Other concerns can be raised that are more standard. Especially, Vanessa is aware that more ideas are needed to ensure Classification works. For example, my intuition is that implementing a model of human cognitive science won't help much: the model would need to be very precise to defend against the vast space of acausal attackers, since these can get as similar to humans as contingent details of our AGI's hypothesis search permits. Furthermore, we can only implement computational properties of human cognition, and not physical ones (this would require solving ontology identification, and open up a new proxy to Goodhart).

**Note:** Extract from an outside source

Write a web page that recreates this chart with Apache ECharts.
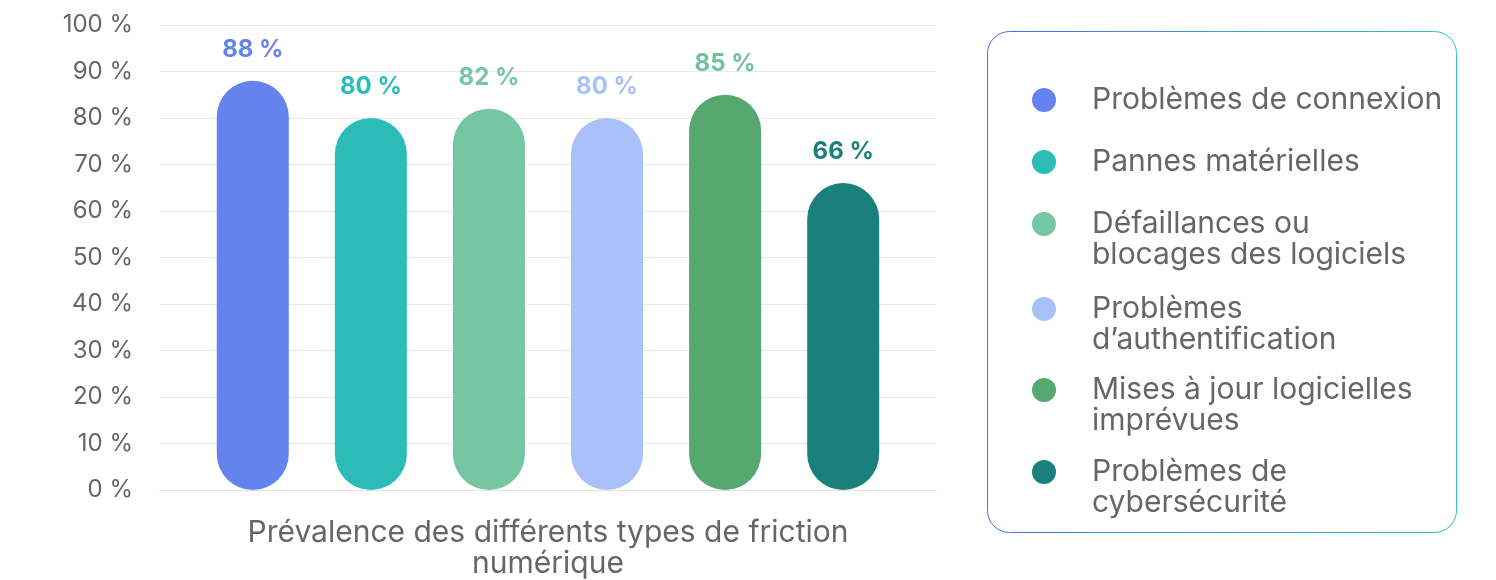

This is actually a particular case of a more general (and my main) worry: we might not have eradicated the need to prune a massive search, and this will remain to be the main source of danger. Even if all mesa-optimizers are acausal attackers, does that leave us much better off, when our best plan at avoiding those is applying various approximate pruning mechanisms (as already happens in many other Alignment proposals)? PreDCA helps clearly with other failure modes, but maybe this hard kernel remains. Especially, our AGI's hypothesis search needs to be massive for it to converge on the right ones, which is necessary for other aspects of the protocol. And since our AGI's actions are determined by its hypotheses, we might be searching a space as big as that of possible code for our AGI, which is the original problem. Maybe pruning the hypothesis search for acausal attackers is way more tractable for some reason, but I don't see why we should expect that to be the case.
It's not surprising that these MIRI-like concerns have led to what is probably the most serious shot at making something similar to Coherent Extrapolated Volition viable.
Even if we only deal with provably halting programs, this scenario can be replicated.